Written task: Return, unaltered, every line from the beginning of the material below up to and including the one with "(h4) at (1131,14)".

## Begin Source material

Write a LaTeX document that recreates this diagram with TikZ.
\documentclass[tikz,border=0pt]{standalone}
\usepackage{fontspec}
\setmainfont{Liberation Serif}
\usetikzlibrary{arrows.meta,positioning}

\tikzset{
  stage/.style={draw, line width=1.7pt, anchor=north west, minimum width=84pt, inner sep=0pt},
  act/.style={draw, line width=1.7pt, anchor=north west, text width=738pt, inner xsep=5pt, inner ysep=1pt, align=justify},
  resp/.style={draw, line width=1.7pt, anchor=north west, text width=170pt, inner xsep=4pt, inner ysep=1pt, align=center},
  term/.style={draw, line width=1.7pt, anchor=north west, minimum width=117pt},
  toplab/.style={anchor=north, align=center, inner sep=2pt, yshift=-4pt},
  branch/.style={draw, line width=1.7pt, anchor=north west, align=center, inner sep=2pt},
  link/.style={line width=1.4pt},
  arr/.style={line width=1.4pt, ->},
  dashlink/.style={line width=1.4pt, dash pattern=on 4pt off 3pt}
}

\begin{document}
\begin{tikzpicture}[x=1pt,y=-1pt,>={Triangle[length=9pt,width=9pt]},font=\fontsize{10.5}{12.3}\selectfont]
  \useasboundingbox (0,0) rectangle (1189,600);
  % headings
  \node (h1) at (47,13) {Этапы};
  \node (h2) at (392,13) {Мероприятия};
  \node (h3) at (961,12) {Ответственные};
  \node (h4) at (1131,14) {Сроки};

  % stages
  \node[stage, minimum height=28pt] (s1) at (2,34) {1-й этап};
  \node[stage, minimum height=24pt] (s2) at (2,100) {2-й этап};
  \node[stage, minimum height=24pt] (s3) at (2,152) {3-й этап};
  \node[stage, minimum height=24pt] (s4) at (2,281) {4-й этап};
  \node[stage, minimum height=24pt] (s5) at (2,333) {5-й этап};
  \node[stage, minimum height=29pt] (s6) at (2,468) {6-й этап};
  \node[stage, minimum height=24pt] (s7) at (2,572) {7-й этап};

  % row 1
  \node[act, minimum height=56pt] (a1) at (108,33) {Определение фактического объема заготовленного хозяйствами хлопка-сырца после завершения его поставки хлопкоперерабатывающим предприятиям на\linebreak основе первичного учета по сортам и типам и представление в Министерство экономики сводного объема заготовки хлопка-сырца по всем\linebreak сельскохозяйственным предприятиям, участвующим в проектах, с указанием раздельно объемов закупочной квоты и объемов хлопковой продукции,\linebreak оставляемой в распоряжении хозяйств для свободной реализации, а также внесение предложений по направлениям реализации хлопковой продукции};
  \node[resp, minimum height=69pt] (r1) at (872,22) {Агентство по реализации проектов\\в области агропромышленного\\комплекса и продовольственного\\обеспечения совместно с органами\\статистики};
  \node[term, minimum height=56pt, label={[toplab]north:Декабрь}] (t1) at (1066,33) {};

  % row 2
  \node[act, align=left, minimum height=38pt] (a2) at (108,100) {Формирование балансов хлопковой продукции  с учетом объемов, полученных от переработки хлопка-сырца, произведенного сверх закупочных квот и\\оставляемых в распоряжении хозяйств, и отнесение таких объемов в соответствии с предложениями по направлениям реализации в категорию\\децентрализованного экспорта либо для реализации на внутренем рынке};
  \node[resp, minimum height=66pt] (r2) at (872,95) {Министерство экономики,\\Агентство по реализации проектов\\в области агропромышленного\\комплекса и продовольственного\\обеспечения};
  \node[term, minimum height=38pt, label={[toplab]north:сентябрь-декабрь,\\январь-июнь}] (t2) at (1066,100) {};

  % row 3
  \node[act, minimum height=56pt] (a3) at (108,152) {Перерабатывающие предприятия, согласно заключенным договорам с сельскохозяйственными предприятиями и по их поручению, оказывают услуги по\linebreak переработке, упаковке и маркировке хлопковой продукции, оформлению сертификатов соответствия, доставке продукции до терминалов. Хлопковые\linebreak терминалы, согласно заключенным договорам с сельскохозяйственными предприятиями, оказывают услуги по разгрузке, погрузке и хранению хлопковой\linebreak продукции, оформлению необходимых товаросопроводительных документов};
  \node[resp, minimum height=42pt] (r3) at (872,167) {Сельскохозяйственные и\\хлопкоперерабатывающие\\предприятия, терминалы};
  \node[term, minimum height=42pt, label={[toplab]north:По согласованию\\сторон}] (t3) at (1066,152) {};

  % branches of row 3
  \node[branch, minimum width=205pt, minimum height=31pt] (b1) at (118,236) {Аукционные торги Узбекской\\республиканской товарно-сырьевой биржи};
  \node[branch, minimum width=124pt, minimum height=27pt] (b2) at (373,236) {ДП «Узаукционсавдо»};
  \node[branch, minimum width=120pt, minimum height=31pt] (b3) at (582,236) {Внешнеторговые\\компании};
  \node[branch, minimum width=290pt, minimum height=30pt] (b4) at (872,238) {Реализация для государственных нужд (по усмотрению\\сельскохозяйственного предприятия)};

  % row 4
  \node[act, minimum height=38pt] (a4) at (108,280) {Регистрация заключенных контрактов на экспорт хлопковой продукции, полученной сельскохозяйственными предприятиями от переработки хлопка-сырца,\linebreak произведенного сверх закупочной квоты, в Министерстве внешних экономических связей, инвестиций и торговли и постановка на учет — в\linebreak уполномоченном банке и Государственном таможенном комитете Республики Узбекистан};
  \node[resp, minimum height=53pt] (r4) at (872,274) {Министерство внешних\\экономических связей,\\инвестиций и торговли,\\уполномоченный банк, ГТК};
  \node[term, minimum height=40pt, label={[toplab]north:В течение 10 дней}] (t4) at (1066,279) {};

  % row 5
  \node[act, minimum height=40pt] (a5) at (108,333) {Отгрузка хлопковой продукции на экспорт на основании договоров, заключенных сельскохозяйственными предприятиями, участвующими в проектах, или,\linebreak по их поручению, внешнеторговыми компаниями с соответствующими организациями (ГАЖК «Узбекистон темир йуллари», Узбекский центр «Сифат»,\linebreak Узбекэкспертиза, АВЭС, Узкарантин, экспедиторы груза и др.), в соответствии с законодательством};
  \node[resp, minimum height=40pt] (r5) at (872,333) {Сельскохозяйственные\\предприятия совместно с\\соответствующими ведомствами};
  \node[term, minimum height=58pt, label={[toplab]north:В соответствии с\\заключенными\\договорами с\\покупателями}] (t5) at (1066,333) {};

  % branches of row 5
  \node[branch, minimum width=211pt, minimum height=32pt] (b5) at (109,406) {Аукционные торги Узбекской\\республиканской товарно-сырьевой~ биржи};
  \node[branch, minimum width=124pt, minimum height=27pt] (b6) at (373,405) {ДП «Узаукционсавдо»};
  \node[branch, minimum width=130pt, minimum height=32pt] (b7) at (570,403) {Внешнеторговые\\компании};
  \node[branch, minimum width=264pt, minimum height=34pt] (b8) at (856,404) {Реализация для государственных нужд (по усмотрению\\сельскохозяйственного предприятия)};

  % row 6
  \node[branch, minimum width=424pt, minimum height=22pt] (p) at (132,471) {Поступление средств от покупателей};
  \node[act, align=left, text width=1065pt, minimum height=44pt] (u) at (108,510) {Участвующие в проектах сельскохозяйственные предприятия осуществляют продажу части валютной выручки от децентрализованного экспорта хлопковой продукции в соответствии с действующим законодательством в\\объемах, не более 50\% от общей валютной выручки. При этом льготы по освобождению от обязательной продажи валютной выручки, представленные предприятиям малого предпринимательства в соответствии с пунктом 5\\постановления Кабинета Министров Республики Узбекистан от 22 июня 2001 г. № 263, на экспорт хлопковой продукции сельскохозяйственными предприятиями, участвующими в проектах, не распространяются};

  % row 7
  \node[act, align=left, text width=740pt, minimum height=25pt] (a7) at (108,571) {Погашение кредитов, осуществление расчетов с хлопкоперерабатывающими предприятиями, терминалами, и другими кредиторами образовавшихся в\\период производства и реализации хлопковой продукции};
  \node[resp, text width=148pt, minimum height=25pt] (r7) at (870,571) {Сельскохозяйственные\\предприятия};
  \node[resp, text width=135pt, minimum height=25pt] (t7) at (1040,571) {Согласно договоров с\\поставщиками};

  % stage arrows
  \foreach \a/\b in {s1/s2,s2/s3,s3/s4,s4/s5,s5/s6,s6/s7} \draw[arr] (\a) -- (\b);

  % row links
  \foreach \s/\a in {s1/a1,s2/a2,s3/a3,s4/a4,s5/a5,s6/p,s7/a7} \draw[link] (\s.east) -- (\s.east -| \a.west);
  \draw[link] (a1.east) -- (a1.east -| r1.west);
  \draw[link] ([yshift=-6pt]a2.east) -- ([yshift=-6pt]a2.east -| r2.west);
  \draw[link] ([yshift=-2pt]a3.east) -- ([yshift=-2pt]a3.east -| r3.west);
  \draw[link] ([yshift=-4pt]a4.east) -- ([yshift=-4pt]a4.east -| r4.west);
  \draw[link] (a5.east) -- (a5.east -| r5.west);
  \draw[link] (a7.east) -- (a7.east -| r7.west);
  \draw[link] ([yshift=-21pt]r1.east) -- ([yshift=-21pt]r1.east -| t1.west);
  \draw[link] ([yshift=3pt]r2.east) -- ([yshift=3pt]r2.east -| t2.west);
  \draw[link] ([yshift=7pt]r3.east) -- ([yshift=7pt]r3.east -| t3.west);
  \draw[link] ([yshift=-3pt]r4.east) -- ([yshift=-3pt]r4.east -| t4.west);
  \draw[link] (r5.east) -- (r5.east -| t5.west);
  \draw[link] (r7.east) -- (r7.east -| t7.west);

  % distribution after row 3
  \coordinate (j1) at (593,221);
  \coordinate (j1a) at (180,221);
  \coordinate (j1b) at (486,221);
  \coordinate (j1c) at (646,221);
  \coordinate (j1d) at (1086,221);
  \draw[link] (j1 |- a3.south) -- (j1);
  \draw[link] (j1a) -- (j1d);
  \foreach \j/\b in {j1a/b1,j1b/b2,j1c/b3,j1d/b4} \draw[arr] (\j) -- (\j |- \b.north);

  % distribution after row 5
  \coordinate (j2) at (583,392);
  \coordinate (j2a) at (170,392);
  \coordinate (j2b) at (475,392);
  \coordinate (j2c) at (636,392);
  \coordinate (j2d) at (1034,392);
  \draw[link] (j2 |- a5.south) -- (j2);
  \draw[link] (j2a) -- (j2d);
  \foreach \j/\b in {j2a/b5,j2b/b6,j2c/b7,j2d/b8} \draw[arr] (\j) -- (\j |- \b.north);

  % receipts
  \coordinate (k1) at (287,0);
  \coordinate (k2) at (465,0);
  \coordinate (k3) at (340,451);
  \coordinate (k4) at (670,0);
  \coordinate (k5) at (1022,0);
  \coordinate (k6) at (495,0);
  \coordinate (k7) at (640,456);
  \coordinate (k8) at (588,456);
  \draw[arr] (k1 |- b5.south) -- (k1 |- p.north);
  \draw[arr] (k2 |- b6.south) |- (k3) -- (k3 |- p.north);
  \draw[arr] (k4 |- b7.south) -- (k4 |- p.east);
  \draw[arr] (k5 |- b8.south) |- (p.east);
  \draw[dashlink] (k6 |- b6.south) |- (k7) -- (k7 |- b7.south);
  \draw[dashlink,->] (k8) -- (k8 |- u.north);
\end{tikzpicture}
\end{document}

## End Source material

Exercise response:
Write a LaTeX document that recreates this diagram with TikZ.
\documentclass[tikz,border=0pt]{standalone}
\usepackage{fontspec}
\setmainfont{Liberation Serif}
\usetikzlibrary{arrows.meta,positioning}

\tikzset{
  stage/.style={draw, line width=1.7pt, anchor=north west, minimum width=84pt, inner sep=0pt},
  act/.style={draw, line width=1.7pt, anchor=north west, text width=738pt, inner xsep=5pt, inner ysep=1pt, align=justify},
  resp/.style={draw, line width=1.7pt, anchor=north west, text width=170pt, inner xsep=4pt, inner ysep=1pt, align=center},
  term/.style={draw, line width=1.7pt, anchor=north west, minimum width=117pt},
  toplab/.style={anchor=north, align=center, inner sep=2pt, yshift=-4pt},
  branch/.style={draw, line width=1.7pt, anchor=north west, align=center, inner sep=2pt},
  link/.style={line width=1.4pt},
  arr/.style={line width=1.4pt, ->},
  dashlink/.style={line width=1.4pt, dash pattern=on 4pt off 3pt}
}

\begin{document}
\begin{tikzpicture}[x=1pt,y=-1pt,>={Triangle[length=9pt,width=9pt]},font=\fontsize{10.5}{12.3}\selectfont]
  \useasboundingbox (0,0) rectangle (1189,600);
  % headings
  \node (h1) at (47,13) {Этапы};
  \node (h2) at (392,13) {Мероприятия};
  \node (h3) at (961,12) {Ответственные};
  \node (h4) at (1131,14) {Сроки};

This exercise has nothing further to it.